I have several problems with the premise of this thread.
1. Hiss is bad
2. You need to blast your system to determine audio quality
3. Listening in a parked car is indicative of stereo performance
4. The number shown on the volume display indicates the actual power or decibel level

1. Hiss is present in almost all recordings because of the analog nature of musical instruments and recording devices. When you hear no hiss in music, it is due to the use of digital noise reduction. These algorithms remove any content present at high frequencies that your ears perceive as hiss. The problem is that the noise reduction algorithms can't distinguish actual music content of these high frequencies, e.g., cymbals, overtones in female voices, percussion, etc., from unwanted hiss. In other words, you are losing valuable information that is audible from real instruments. As an audiophile, you should be horrified by this. It makes the music less realistic, thinner, and more "synthetic" sounding. Hiss is our friend, especially in older music that was recorded to analog tape.

2. The quality of your system can easily be determined without blasting it to the max. Simply listen critically to the tones, tone changes as a function of time, and stereophonic performance or imaging. How convincing is the music reproduction? All you will do by blasting it at earsplitting levels is damage your ears (which are very sensitive devices that cannot be fixed once the cilia or other delicate parts are damaged) and eventually your stereo system.

3. To get a real idea of how a car stereo performs, you need to listen while you're driving. For obvious reasons.

4. Remember that seen in Spinal Tap when the dude insists his amp is louder than anyone else's because it goes up to "11" instead of just "10"? The reason this is so funny is because it is obviously bullsh*t. Numbers on amps and receivers these days are simply a marketing gimick designed to appeal to complete morons. In my home system I use a tube amp rated at 80 watts per channel, but if you listened to it, you'd swear it was more powerful than transistor amps rated at more than a couple hundred watts per channel.

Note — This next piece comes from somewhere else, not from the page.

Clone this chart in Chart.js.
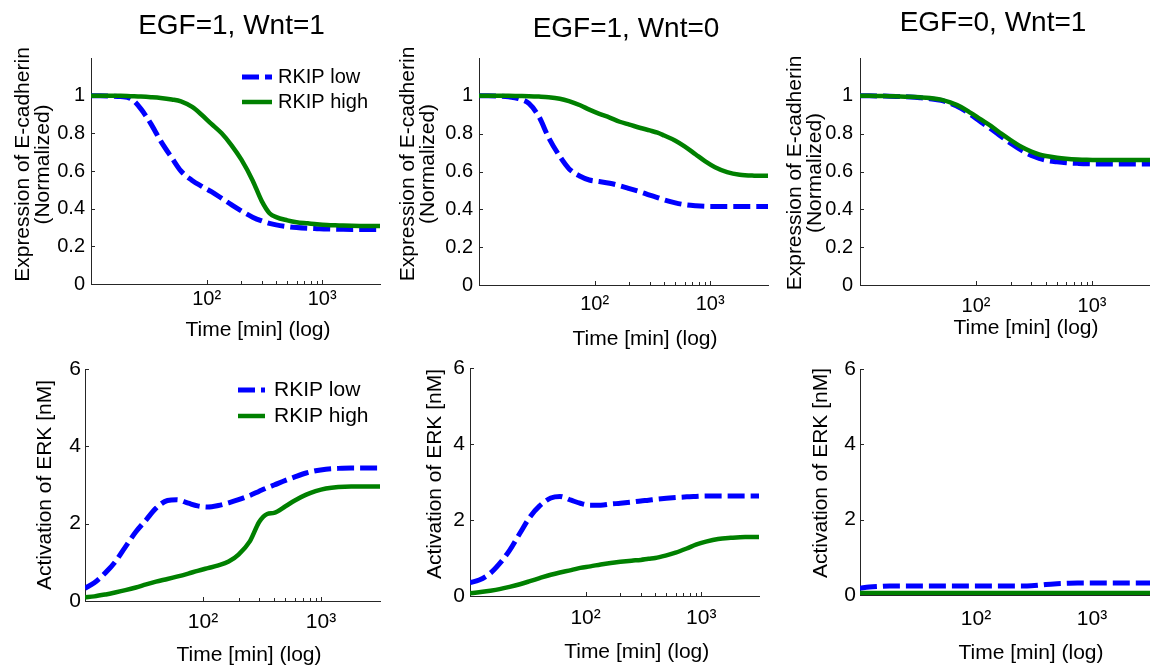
<!DOCTYPE html>
<html><head><meta charset="utf-8">
<script src="https://cdn.jsdelivr.net/npm/chart.js@4.4.1/dist/chart.umd.min.js"></script>
<style>
html,body{margin:0;padding:0;background:#fff;overflow:hidden;width:1150px;height:671px;}
canvas{position:absolute;left:0;top:0;}
</style></head><body>
<div id="wrap"></div>
<script>
// ---------- data ----------
const SERIES = ['RKIP low', 'RKIP high'];
const PANEL_TITLES = ['EGF=1, Wnt=1', 'EGF=1, Wnt=0', 'EGF=0, Wnt=1'];
const X_LABEL = 'Time [min] (log)';
const Y_LABEL_ECAD = ['Expression of E-cadherin', '(Normalized)'];
const Y_LABEL_ERK = 'Activation of ERK [nM]';
const TIME = [10, 12, 15, 18, 22, 27, 33, 40, 50, 60, 75, 90, 110, 135, 165, 200, 250, 300, 350, 400, 500, 600, 750, 900, 1100, 1400, 1800, 2400, 3162];
const X_TICKS = [100, 200, 300, 400, 500, 600, 700, 800, 900, 1000];
const X_TICK_LABELS = {100: '10\u00B2', 1000: '10\u00B3'};
const Y_TICKS_ECAD = [0, 0.2, 0.4, 0.6, 0.8, 1];
const Y_TICKS_ERK = [0, 2, 4, 6];

// E-cadherin (top row)
const ECAD_1_LOW  = [1.0, 1.0, 0.998, 0.995, 0.985, 0.93, 0.85, 0.76, 0.67, 0.60, 0.55, 0.52, 0.49, 0.455, 0.42, 0.388, 0.355, 0.335, 0.322, 0.314, 0.305, 0.30, 0.296, 0.294, 0.292, 0.291, 0.29, 0.29, 0.29];
const ECAD_1_HIGH = [1.0, 1.0, 1.0, 0.999, 0.997, 0.995, 0.992, 0.988, 0.98, 0.97, 0.94, 0.90, 0.85, 0.80, 0.735, 0.66, 0.55, 0.44, 0.376, 0.355, 0.338, 0.328, 0.322, 0.317, 0.313, 0.311, 0.309, 0.308, 0.308];
const ECAD_2_LOW  = [1.0, 1.0, 0.999, 0.995, 0.985, 0.96, 0.89, 0.78, 0.68, 0.615, 0.575, 0.555, 0.547, 0.538, 0.525, 0.51, 0.492, 0.475, 0.462, 0.45, 0.434, 0.425, 0.419, 0.416, 0.415, 0.415, 0.415, 0.415, 0.415];
const ECAD_2_HIGH = [1.0, 1.0, 1.0, 1.0, 0.999, 0.998, 0.996, 0.993, 0.985, 0.972, 0.95, 0.927, 0.905, 0.885, 0.863, 0.848, 0.83, 0.817, 0.805, 0.79, 0.763, 0.733, 0.69, 0.655, 0.623, 0.597, 0.583, 0.578, 0.577];
const ECAD_3_LOW  = [1.0, 1.0, 0.999, 0.998, 0.996, 0.994, 0.99, 0.985, 0.976, 0.96, 0.933, 0.90, 0.862, 0.825, 0.785, 0.748, 0.71, 0.685, 0.67, 0.66, 0.651, 0.646, 0.643, 0.641, 0.64, 0.64, 0.64, 0.64, 0.64];
const ECAD_3_HIGH = [1.0, 1.0, 0.999, 0.998, 0.997, 0.995, 0.992, 0.988, 0.98, 0.965, 0.94, 0.91, 0.875, 0.84, 0.80, 0.765, 0.728, 0.705, 0.69, 0.682, 0.673, 0.668, 0.664, 0.662, 0.661, 0.661, 0.661, 0.661, 0.661];
// ERK activation (bottom row)
const ERK_1_LOW  = [0.33, 0.47, 0.74, 1.01, 1.4, 1.79, 2.1, 2.4, 2.6, 2.62, 2.53, 2.46, 2.43, 2.47, 2.54, 2.62, 2.73, 2.84, 2.93, 3.0, 3.12, 3.21, 3.31, 3.37, 3.41, 3.43, 3.44, 3.44, 3.44];
const ERK_1_HIGH = [0.1, 0.12, 0.17, 0.22, 0.28, 0.35, 0.43, 0.5, 0.57, 0.63, 0.71, 0.78, 0.85, 0.92, 1.02, 1.2, 1.55, 2.05, 2.25, 2.28, 2.45, 2.6, 2.75, 2.84, 2.91, 2.95, 2.96, 2.96, 2.96];
const ERK_2_LOW  = [0.35, 0.42, 0.6, 0.85, 1.2, 1.65, 2.08, 2.37, 2.58, 2.62, 2.52, 2.44, 2.39, 2.39, 2.42, 2.44, 2.47, 2.5, 2.52, 2.54, 2.57, 2.59, 2.61, 2.62, 2.63, 2.63, 2.63, 2.63, 2.63];
const ERK_2_HIGH = [0.07, 0.1, 0.14, 0.18, 0.24, 0.31, 0.39, 0.47, 0.56, 0.62, 0.68, 0.74, 0.78, 0.83, 0.87, 0.9, 0.93, 0.95, 0.98, 1.0, 1.07, 1.14, 1.25, 1.35, 1.43, 1.5, 1.53, 1.55, 1.55];
const ERK_3_LOW  = [0.18, 0.21, 0.23, 0.24, 0.24, 0.24, 0.24, 0.24, 0.24, 0.24, 0.24, 0.24, 0.24, 0.24, 0.24, 0.24, 0.24, 0.245, 0.26, 0.28, 0.30, 0.31, 0.32, 0.32, 0.32, 0.32, 0.32, 0.32, 0.32];
const ERK_3_HIGH = [0.05, 0.05, 0.05, 0.05, 0.05, 0.05, 0.05, 0.05, 0.05, 0.05, 0.05, 0.05, 0.05, 0.05, 0.05, 0.05, 0.05, 0.05, 0.05, 0.05, 0.05, 0.05, 0.05, 0.05, 0.05, 0.05, 0.05, 0.05, 0.05];

// ---------- styling ----------
const FONT = "'Liberation Sans', Arial, Helvetica, sans-serif";
const AXIS_COLOR = '#262626';
const BLUE = '#0000ff';
const GREEN = '#008000';
const W = 1150, H = 671;

const textPlugin = {
  id: 'panelText',
  afterDraw(chart, args, opts) {
    const ctx = chart.ctx;
    ctx.save();
    ctx.fillStyle = '#000';
    ctx.textAlign = 'center';
    ctx.textBaseline = 'middle';
    (opts.items || []).forEach(it => {
      ctx.font = it.size + 'px ' + FONT;
      ctx.save();
      ctx.translate(it.x, it.y);
      if (it.rot) ctx.rotate(-Math.PI / 2);
      ctx.fillText(it.text, 0, 0);
      ctx.restore();
    });
    ctx.restore();
  }
};

const legendPlugin = {
  id: 'insetLegend',
  afterDraw(chart, args, o) {
    if (!o || !o.show) return;
    const ctx = chart.ctx, ca = chart.chartArea;
    chart.data.datasets.forEach((ds, i) => {
      const y = ca.top + o.dy + i * o.gap;
      const x0 = ca.left + o.dx;
      ctx.save();
      ctx.strokeStyle = ds.borderColor;
      ctx.lineWidth = ds.borderWidth;
      ctx.lineCap = 'butt';
      ctx.setLineDash(ds.borderDash || []);
      ctx.beginPath(); ctx.moveTo(x0, y); ctx.lineTo(x0 + o.len, y); ctx.stroke();
      ctx.setLineDash([]);
      ctx.fillStyle = '#000';
      ctx.font = o.size + 'px ' + FONT;
      ctx.textAlign = 'left'; ctx.textBaseline = 'middle';
      ctx.fillText(ds.label, x0 + o.len + o.textGap, y);
      ctx.restore();
    });
  }
};

const tickPlugin = {
  id: 'inTicks',
  beforeDatasetsDraw(chart) {
    const ctx = chart.ctx, ca = chart.chartArea, xs = chart.scales.x, ys = chart.scales.y;
    ctx.save();
    ctx.strokeStyle = AXIS_COLOR; ctx.lineWidth = 1;
    ctx.beginPath();
    xs.ticks.forEach(t => {
      const px = Math.round(xs.getPixelForValue(t.value)) + 0.5;
      const len = X_TICK_LABELS[t.value] ? 4 : 3;
      ctx.moveTo(px, ca.bottom); ctx.lineTo(px, ca.bottom - len);
    });
    ys.ticks.forEach(t => {
      const py = Math.round(ys.getPixelForValue(t.value)) + 0.5;
      ctx.moveTo(ca.left, py); ctx.lineTo(ca.left + 4, py);
    });
    ctx.stroke();
    ctx.restore();
  }
};

function pts(vals) { return TIME.map((t, i) => ({x: t, y: vals[i]})); }

function makePanel(p) {
  const c = document.createElement('canvas');
  c.width = W; c.height = H;
  document.getElementById('wrap').appendChild(c);
  const yTicks = p.ecad ? Y_TICKS_ECAD : Y_TICKS_ERK;
  new Chart(c.getContext('2d'), {
    type: 'line',
    data: {
      datasets: [
        {label: SERIES[0], data: pts(p.low), borderColor: BLUE, borderWidth: 5, borderDash: [17, 6],
         borderCapStyle: 'butt', pointRadius: 0, cubicInterpolationMode: 'monotone', fill: false, order: 1},
        {label: SERIES[1], data: pts(p.high), borderColor: GREEN, borderWidth: 4.5,
         pointRadius: 0, cubicInterpolationMode: 'monotone', fill: false, order: 0}
      ]
    },
    options: {
      responsive: false, animation: false, devicePixelRatio: 1,
      events: [],
      layout: {padding: {left: p.L - 40, top: p.T, right: W - p.R, bottom: H - p.B - 40}},
      scales: {
        x: {
          type: 'logarithmic', min: 10, max: 3162,
          afterBuildTicks: s => { s.ticks = X_TICKS.map(v => ({value: v})); },
          afterFit: s => { s.height = 40; },
          grid: {display: false, drawTicks: false},
          border: {display: true, color: AXIS_COLOR, width: 1},
          ticks: {autoSkip: false, maxRotation: 0, padding: p.xPad, color: '#000',
                  font: {size: p.tickSize, family: FONT, lineHeight: 1},
                  callback: v => X_TICK_LABELS[v] || ''}
        },
        y: {
          type: 'linear', min: 0, max: p.ecad ? 1.2 : 6,
          afterBuildTicks: s => { s.ticks = yTicks.map(v => ({value: v})); },
          afterFit: s => { s.width = 40; },
          grid: {display: false, drawTicks: false},
          border: {display: true, color: AXIS_COLOR, width: 1},
          ticks: {autoSkip: false, padding: p.yPad, color: '#000',
                  font: {size: p.tickSize, family: FONT, lineHeight: 1},
                  callback: v => String(+Number(v).toFixed(2))}
        }
      },
      plugins: {
        legend: {display: false},
        title: {display: false},
        tooltip: {enabled: false},
        panelText: {items: p.texts},
        insetLegend: p.legend || {show: false}
      }
    },
    plugins: [textPlugin, legendPlugin, tickPlugin]
  });
}

const panels = [
  {ecad: true, low: ECAD_1_LOW, high: ECAD_1_HIGH, L: 91, T: 58, R: 380, B: 284, xPad: 5, yPad: 6, tickSize: 20,
   legend: {show: true, dx: 151, dy: 19, gap: 25, len: 30, textGap: 6, size: 20},
   texts: [
     {text: PANEL_TITLES[0], x: 231.5, y: 26.5, size: 28},
     {text: X_LABEL, x: 258, y: 330, size: 21},
     {text: Y_LABEL_ECAD[0], x: 23, y: 164.5, size: 21, rot: true},
     {text: Y_LABEL_ECAD[1], x: 43, y: 164.5, size: 21, rot: true}
   ]},
  {ecad: true, low: ECAD_2_LOW, high: ECAD_2_HIGH, L: 479, T: 58, R: 768, B: 285, xPad: 9, yPad: 6, tickSize: 20,
   texts: [
     {text: PANEL_TITLES[1], x: 626, y: 29.7, size: 28},
     {text: X_LABEL, x: 645, y: 339, size: 21},
     {text: Y_LABEL_ECAD[0], x: 408, y: 164, size: 21, rot: true},
     {text: Y_LABEL_ECAD[1], x: 428, y: 164, size: 21, rot: true}
   ]},
  {ecad: true, low: ECAD_3_LOW, high: ECAD_3_HIGH, L: 860, T: 58, R: 1150, B: 285, xPad: 11, yPad: 7, tickSize: 20,
   texts: [
     {text: PANEL_TITLES[2], x: 993, y: 22.8, size: 28},
     {text: X_LABEL, x: 1026, y: 328, size: 21},
     {text: Y_LABEL_ECAD[0], x: 795, y: 173, size: 21, rot: true},
     {text: Y_LABEL_ECAD[1], x: 815, y: 173, size: 21, rot: true}
   ]},
  {ecad: false, low: ERK_1_LOW, high: ERK_1_HIGH, L: 85, T: 369, R: 380, B: 601, xPad: 10.5, yPad: 4, tickSize: 21,
   legend: {show: true, dx: 153, dy: 21, gap: 26, len: 27, textGap: 9, size: 21},
   texts: [
     {text: X_LABEL, x: 249, y: 655.5, size: 21},
     {text: Y_LABEL_ERK, x: 45, y: 485, size: 21, rot: true}
   ]},
  {ecad: false, low: ERK_2_LOW, high: ERK_2_HIGH, L: 470, T: 368, R: 759, B: 596, xPad: 11.5, yPad: 5, tickSize: 21,
   texts: [
     {text: X_LABEL, x: 636.7, y: 652.5, size: 21},
     {text: Y_LABEL_ERK, x: 435, y: 474, size: 21, rot: true}
   ]},
  {ecad: false, low: ERK_3_LOW, high: ERK_3_HIGH, L: 860, T: 369, R: 1150, B: 595, xPad: 13.5, yPad: 4, tickSize: 21,
   texts: [
     {text: X_LABEL, x: 1031, y: 653, size: 21},
     {text: Y_LABEL_ERK, x: 821.7, y: 473, size: 21, rot: true}
   ]}
];

panels.forEach(makePanel);
</script>
</body></html>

Point is, the design of the amp and the quality of the parts used is the critical factor, not the number appearing on your display. The volume knob (yes it's a knob with no remote control and no LED display) on my VAC amp has no numbers, just little dots at 8, 9, 10, 11, 12, 1, 2, 3 and 4 o'clock.

As for the quality of the stock system, I think it's sufficient. The tweeters make a big difference. I certainly don't see the need to dump money into a flashier aftermarket system. These days, they all use cheap east asian parts and there is poor attention to detail in the design and grounding of each circuit which is essential in quality audio gear. The factors I mentioned as insurmountable in a car system will be the limiting facts no matter what. So if I was to do anything to improve the audio, it would be to use dynamat or other dampening products in the doors, flooring and other parts of the car's chassis.